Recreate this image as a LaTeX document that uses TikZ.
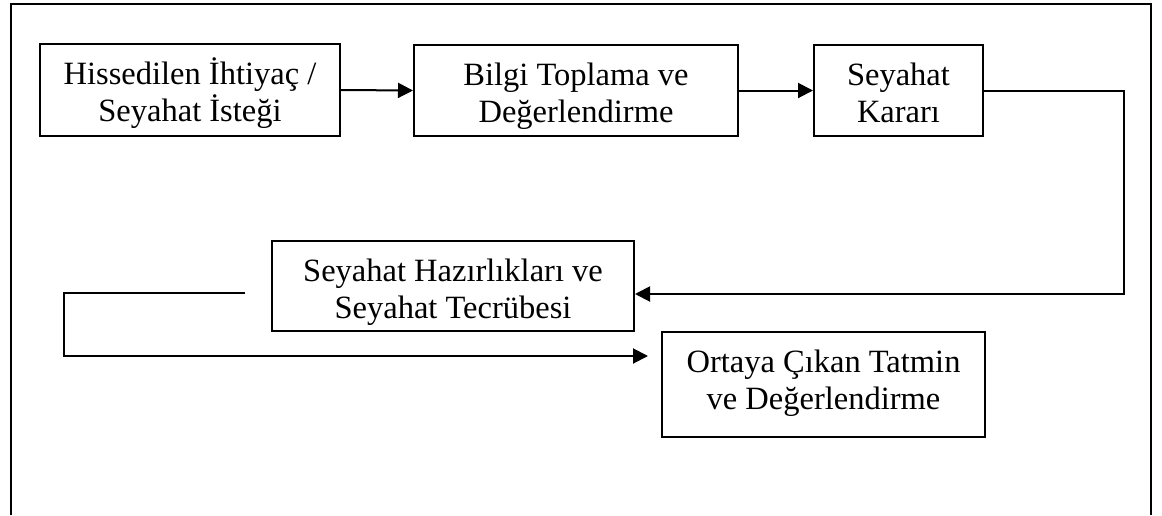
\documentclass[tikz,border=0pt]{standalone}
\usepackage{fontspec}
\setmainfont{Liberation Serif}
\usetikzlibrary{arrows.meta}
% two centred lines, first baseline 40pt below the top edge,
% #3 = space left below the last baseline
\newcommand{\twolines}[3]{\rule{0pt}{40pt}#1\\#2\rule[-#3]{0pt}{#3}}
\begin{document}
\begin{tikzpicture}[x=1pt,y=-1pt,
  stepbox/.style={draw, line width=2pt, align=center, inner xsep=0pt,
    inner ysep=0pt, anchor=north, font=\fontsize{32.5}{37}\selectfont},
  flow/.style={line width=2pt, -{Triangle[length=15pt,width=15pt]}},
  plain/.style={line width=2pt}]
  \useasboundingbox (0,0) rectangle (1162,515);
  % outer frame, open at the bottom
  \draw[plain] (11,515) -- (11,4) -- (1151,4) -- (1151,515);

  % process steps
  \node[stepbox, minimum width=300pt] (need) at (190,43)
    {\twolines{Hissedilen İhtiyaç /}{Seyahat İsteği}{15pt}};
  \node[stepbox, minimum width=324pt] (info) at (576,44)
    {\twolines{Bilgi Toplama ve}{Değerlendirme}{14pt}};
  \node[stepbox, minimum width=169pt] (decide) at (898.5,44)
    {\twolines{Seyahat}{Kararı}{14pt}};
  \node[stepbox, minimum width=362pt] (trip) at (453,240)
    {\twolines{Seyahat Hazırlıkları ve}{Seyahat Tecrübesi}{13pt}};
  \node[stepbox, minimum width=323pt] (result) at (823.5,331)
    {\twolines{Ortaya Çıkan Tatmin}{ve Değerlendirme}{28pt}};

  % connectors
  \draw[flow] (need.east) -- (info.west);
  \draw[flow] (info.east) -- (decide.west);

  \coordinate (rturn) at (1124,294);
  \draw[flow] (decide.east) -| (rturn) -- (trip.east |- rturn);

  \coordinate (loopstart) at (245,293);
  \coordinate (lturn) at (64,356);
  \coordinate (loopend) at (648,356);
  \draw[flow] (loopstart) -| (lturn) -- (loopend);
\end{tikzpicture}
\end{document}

◆ **EXERCISE TASK**: Look at the listing and set down only the lines from its start through the line with "(info.east) -- (decide.west);", word for word and without pictures.

◆ **FINAL RESULT**:
Recreate this image as a LaTeX document that uses TikZ.
\documentclass[tikz,border=0pt]{standalone}
\usepackage{fontspec}
\setmainfont{Liberation Serif}
\usetikzlibrary{arrows.meta}
% two centred lines, first baseline 40pt below the top edge,
% #3 = space left below the last baseline
\newcommand{\twolines}[3]{\rule{0pt}{40pt}#1\\#2\rule[-#3]{0pt}{#3}}
\begin{document}
\begin{tikzpicture}[x=1pt,y=-1pt,
  stepbox/.style={draw, line width=2pt, align=center, inner xsep=0pt,
    inner ysep=0pt, anchor=north, font=\fontsize{32.5}{37}\selectfont},
  flow/.style={line width=2pt, -{Triangle[length=15pt,width=15pt]}},
  plain/.style={line width=2pt}]
  \useasboundingbox (0,0) rectangle (1162,515);
  % outer frame, open at the bottom
  \draw[plain] (11,515) -- (11,4) -- (1151,4) -- (1151,515);

  % process steps
  \node[stepbox, minimum width=300pt] (need) at (190,43)
    {\twolines{Hissedilen İhtiyaç /}{Seyahat İsteği}{15pt}};
  \node[stepbox, minimum width=324pt] (info) at (576,44)
    {\twolines{Bilgi Toplama ve}{Değerlendirme}{14pt}};
  \node[stepbox, minimum width=169pt] (decide) at (898.5,44)
    {\twolines{Seyahat}{Kararı}{14pt}};
  \node[stepbox, minimum width=362pt] (trip) at (453,240)
    {\twolines{Seyahat Hazırlıkları ve}{Seyahat Tecrübesi}{13pt}};
  \node[stepbox, minimum width=323pt] (result) at (823.5,331)
    {\twolines{Ortaya Çıkan Tatmin}{ve Değerlendirme}{28pt}};

  % connectors
  \draw[flow] (need.east) -- (info.west);
  \draw[flow] (info.east) -- (decide.west);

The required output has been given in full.